Why AI Management Is a Force Multiplier for Nonprofit Impact

Every nonprofit leader knows the feeling: a mission far bigger than the budget, a calendar fuller than the team, and a hundred good ideas waiting on someone to find the time. AI management does not replace the people who carry that mission — it gives them leverage. Done well, it lets a five-person organization operate with the reach and rigor of a fifty-person one.
The phrase “AI management” can sound abstract, so let us be concrete. It means using coordinated, always-on intelligence to handle the repetitive, data-heavy, and easy-to-postpone work that quietly drains a nonprofit’s capacity: drafting donor updates, flagging lapsing supporters, summarizing program data, researching grants, and keeping records clean. The mission stays human. The busywork becomes managed.
The hidden tax on mission-driven work
Studies of the sector consistently find that a large share of staff time goes to administrative work rather than direct program delivery. For a small team, that overhead is not a line item — it is the difference between serving more people and burning out the people you have.
- Development staff spending evenings on data entry instead of relationships.
- Program managers reformatting the same numbers into three different reports.
- Grant writers rediscovering opportunities they missed because no one had time to search.
- Leaders making decisions on gut feel because the data lives in five disconnected tools.
AI management attacks exactly this tax. It does not ask your team to work harder; it absorbs the work that should never have required a human in the first place.
From reactive to proactive
The biggest shift is not speed — it is timing. Traditional tools tell you what happened last quarter. AI management surfaces what is about to happen: a major donor whose giving pattern signals they are drifting, a program cohort trending below its goal, a grant deadline that fits your work perfectly. When intelligence runs continuously, your team acts before problems calcify.
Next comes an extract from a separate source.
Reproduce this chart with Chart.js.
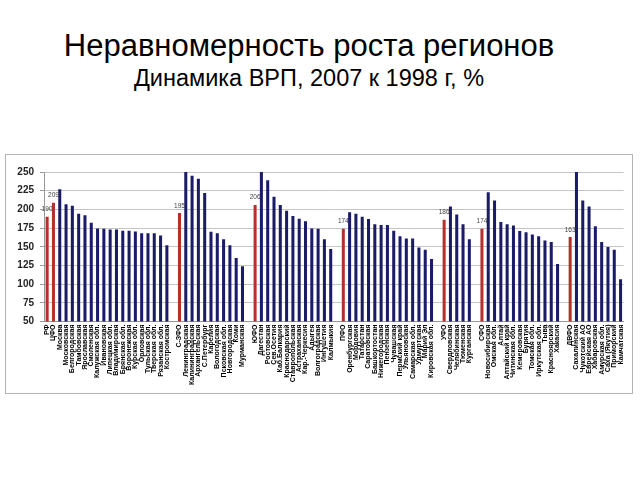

The point of AI in a nonprofit is not to do more things faster. It is to put your best people in front of the moments that actually need a human.
Keeping the human in the loop
Responsible AI management is built around oversight, not autonomy for its own sake. The system drafts; a person approves. It recommends; a person decides. It flags; a person reaches out. That balance is what makes the technology trustworthy for organizations whose entire reputation rests on relationships and accountability.
When you measure the result, the math is simple. Hours saved on administration become hours returned to the mission. And for a nonprofit, that is the only ROI that has ever mattered.